#### Given material:
+ + +

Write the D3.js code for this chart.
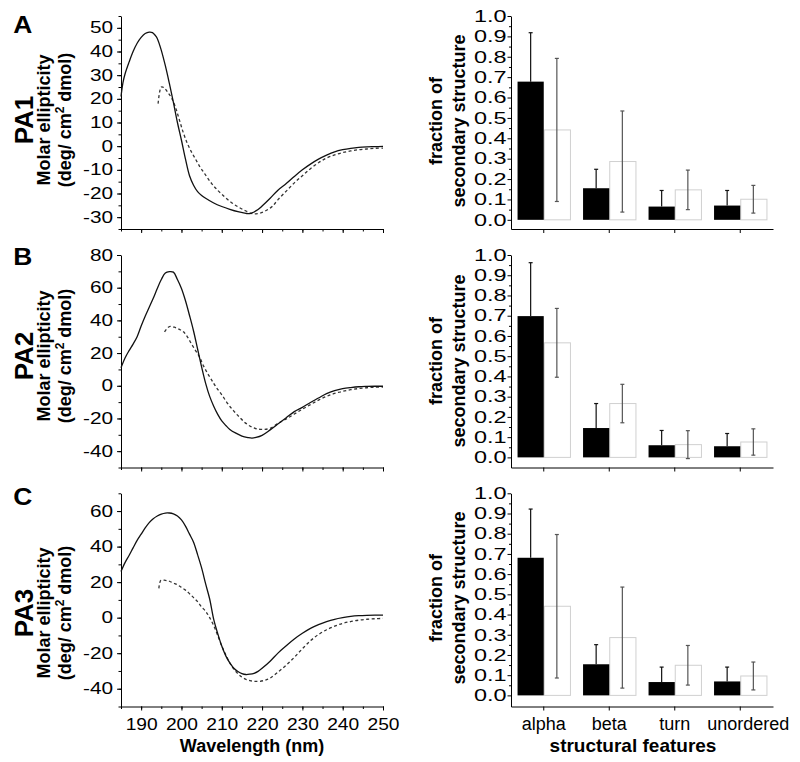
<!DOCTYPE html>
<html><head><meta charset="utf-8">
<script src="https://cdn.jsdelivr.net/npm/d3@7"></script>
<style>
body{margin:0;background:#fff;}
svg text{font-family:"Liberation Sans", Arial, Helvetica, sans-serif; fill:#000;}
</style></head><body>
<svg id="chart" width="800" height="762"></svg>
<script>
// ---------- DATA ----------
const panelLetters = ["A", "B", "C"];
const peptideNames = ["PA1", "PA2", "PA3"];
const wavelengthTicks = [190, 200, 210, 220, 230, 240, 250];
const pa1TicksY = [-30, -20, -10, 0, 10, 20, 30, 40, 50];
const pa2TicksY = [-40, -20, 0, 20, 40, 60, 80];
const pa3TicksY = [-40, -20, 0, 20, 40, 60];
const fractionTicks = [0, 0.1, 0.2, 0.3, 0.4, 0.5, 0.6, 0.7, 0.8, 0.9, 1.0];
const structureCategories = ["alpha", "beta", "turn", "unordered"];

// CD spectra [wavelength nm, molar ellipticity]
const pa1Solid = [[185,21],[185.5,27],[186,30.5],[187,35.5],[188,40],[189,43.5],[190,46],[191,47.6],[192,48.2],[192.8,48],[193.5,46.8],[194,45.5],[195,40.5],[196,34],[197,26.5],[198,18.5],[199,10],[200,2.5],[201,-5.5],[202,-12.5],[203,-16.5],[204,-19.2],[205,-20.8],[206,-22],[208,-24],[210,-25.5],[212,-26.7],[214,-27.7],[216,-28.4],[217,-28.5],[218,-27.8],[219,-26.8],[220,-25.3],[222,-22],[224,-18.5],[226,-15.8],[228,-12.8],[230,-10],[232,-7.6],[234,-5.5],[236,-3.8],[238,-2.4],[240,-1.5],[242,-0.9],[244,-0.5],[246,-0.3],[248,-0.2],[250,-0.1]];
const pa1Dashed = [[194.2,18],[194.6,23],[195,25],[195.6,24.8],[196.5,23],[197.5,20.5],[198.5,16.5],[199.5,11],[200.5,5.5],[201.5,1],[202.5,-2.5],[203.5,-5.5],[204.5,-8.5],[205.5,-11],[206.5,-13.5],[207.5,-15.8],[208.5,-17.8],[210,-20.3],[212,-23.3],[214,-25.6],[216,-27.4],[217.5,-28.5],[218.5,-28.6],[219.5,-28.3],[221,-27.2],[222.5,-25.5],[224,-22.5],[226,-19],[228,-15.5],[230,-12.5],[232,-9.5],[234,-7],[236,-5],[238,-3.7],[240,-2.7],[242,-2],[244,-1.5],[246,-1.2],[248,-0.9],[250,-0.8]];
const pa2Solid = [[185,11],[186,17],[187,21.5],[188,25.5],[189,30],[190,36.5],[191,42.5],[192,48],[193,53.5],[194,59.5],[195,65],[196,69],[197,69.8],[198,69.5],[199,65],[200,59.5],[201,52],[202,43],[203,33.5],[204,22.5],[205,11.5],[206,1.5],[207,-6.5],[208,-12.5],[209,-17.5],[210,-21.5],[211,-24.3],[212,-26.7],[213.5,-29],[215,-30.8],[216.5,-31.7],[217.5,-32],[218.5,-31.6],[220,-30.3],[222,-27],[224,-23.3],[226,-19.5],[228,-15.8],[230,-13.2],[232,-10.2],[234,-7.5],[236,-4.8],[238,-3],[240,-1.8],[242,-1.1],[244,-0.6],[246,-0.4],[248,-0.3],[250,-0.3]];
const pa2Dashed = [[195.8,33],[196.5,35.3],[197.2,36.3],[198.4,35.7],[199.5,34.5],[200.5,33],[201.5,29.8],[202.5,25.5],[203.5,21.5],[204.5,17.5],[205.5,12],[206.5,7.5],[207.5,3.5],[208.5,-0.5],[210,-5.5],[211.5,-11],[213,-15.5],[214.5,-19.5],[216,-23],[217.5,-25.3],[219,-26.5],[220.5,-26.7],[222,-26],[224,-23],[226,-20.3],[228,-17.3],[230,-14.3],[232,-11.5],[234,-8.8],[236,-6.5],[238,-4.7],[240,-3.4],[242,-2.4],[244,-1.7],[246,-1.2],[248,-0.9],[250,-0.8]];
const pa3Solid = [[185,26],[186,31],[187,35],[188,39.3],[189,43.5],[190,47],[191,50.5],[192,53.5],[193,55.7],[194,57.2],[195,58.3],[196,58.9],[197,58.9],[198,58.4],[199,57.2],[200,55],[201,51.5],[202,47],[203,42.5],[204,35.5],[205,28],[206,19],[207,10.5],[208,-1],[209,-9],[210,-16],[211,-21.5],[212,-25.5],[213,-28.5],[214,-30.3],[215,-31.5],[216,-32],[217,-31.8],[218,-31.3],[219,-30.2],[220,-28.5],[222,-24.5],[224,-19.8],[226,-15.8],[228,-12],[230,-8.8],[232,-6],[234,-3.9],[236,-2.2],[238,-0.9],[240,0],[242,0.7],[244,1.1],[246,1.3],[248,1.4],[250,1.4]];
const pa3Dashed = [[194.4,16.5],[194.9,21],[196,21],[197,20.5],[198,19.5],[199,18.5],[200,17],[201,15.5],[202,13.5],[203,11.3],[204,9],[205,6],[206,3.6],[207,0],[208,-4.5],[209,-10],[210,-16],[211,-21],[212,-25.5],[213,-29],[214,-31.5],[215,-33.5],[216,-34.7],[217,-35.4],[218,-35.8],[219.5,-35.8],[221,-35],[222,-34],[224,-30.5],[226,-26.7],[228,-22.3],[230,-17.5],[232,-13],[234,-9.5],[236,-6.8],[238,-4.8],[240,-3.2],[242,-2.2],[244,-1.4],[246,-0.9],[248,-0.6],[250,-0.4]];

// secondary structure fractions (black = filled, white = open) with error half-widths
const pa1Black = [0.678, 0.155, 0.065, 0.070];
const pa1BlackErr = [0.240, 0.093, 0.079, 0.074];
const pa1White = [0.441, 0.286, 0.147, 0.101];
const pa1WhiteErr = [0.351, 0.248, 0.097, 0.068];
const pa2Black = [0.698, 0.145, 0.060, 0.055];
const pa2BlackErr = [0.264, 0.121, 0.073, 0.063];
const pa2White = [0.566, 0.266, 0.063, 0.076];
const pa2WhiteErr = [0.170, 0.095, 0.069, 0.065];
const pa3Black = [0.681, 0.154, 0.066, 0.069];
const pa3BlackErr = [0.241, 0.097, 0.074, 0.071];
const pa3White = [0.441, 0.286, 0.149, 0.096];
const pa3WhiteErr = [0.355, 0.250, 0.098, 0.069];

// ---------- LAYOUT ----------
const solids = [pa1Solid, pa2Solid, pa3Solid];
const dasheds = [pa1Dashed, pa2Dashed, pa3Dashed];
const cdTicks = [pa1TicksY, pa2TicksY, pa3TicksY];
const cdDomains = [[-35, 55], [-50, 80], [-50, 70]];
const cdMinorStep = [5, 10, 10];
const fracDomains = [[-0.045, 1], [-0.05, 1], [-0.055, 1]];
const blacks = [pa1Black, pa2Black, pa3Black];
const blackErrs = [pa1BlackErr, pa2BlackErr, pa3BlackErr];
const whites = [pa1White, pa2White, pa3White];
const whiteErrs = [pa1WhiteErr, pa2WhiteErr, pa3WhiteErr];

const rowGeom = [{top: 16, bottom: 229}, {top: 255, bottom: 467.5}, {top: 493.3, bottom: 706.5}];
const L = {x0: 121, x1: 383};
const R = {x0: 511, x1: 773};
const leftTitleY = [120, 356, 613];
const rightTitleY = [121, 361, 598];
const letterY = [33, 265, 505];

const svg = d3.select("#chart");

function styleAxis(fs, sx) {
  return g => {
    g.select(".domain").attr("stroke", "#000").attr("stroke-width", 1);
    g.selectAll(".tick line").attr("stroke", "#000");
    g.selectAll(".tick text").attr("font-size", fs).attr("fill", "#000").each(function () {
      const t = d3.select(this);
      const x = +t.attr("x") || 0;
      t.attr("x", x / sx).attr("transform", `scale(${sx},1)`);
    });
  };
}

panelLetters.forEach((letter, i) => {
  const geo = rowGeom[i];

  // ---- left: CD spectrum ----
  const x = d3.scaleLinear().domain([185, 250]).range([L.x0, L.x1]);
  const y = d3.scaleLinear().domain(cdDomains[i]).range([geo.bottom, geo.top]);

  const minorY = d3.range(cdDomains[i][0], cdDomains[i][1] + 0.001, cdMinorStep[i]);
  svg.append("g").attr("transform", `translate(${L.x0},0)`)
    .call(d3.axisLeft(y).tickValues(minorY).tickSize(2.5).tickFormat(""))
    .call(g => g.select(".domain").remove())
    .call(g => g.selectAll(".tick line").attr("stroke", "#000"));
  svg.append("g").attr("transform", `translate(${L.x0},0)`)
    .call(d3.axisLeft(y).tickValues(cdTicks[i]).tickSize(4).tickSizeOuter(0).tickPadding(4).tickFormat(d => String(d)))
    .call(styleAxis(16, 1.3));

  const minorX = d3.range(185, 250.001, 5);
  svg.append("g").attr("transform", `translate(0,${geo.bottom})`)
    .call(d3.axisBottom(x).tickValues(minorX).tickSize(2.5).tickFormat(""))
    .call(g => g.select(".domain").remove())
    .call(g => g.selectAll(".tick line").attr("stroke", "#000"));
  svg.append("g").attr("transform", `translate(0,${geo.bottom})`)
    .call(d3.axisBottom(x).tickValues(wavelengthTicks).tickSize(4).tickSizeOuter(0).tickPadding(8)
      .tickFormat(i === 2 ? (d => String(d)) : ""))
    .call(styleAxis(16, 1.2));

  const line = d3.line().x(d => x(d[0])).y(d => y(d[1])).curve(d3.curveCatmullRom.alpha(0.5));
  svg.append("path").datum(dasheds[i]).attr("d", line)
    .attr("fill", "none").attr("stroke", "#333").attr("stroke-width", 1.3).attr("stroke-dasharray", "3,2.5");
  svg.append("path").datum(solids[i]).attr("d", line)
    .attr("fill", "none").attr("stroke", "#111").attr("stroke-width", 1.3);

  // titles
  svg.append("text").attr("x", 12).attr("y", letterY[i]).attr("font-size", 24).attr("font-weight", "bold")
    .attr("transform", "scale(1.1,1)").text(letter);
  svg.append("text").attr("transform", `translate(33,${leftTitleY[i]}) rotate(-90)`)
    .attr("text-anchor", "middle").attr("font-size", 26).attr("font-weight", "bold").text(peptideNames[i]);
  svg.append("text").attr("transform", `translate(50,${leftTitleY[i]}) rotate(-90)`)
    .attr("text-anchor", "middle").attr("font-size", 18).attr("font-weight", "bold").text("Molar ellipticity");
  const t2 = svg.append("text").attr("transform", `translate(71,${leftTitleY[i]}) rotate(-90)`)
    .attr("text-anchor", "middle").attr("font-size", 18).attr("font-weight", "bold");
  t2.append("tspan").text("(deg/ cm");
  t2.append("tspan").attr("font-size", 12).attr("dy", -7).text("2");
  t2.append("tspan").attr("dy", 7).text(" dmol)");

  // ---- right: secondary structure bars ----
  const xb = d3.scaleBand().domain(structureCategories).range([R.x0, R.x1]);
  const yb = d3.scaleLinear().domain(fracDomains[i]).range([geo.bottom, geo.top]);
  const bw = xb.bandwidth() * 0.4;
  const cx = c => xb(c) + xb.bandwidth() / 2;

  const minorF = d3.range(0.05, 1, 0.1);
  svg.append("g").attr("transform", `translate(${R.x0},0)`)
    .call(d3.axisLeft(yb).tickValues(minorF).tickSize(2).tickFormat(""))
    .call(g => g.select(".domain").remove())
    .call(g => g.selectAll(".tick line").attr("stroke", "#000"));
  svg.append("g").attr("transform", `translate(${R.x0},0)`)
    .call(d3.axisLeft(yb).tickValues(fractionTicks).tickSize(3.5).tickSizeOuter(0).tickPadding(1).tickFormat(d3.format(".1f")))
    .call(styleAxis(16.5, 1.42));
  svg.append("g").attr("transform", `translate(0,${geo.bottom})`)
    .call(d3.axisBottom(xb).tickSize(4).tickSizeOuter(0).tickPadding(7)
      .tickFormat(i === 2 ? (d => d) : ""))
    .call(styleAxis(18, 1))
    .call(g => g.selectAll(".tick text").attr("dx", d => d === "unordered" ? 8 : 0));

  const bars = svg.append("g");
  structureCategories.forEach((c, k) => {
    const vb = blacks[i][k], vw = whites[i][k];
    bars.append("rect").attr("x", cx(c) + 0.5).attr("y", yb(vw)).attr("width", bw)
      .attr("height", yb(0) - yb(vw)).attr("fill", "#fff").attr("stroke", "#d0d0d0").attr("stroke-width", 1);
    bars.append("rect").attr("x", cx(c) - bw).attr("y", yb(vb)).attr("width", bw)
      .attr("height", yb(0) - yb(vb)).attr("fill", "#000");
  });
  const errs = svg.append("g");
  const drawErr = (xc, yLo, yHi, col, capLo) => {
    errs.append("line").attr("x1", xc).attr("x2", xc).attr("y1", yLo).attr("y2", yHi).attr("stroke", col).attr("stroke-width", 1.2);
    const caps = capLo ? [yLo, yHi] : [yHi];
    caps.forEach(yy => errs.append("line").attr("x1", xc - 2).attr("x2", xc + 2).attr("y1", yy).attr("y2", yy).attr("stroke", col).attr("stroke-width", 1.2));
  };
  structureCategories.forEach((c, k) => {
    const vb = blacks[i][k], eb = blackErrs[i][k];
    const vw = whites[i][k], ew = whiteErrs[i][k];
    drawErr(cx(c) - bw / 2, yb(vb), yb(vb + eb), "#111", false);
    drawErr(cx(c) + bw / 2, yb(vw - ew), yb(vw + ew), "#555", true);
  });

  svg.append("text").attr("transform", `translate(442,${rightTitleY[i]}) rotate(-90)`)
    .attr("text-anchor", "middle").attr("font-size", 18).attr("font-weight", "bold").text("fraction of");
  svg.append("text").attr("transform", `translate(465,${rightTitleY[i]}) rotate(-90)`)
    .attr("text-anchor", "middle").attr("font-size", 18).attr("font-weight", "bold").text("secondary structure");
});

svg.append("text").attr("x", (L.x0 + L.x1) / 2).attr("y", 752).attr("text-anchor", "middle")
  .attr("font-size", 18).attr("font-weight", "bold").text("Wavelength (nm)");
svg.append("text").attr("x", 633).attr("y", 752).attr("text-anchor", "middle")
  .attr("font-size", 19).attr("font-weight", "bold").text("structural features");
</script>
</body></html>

+ + +

#### Exercise prompt:
State the count of lines that contain the string "this". Nothing else is needed.

#### Reply:
2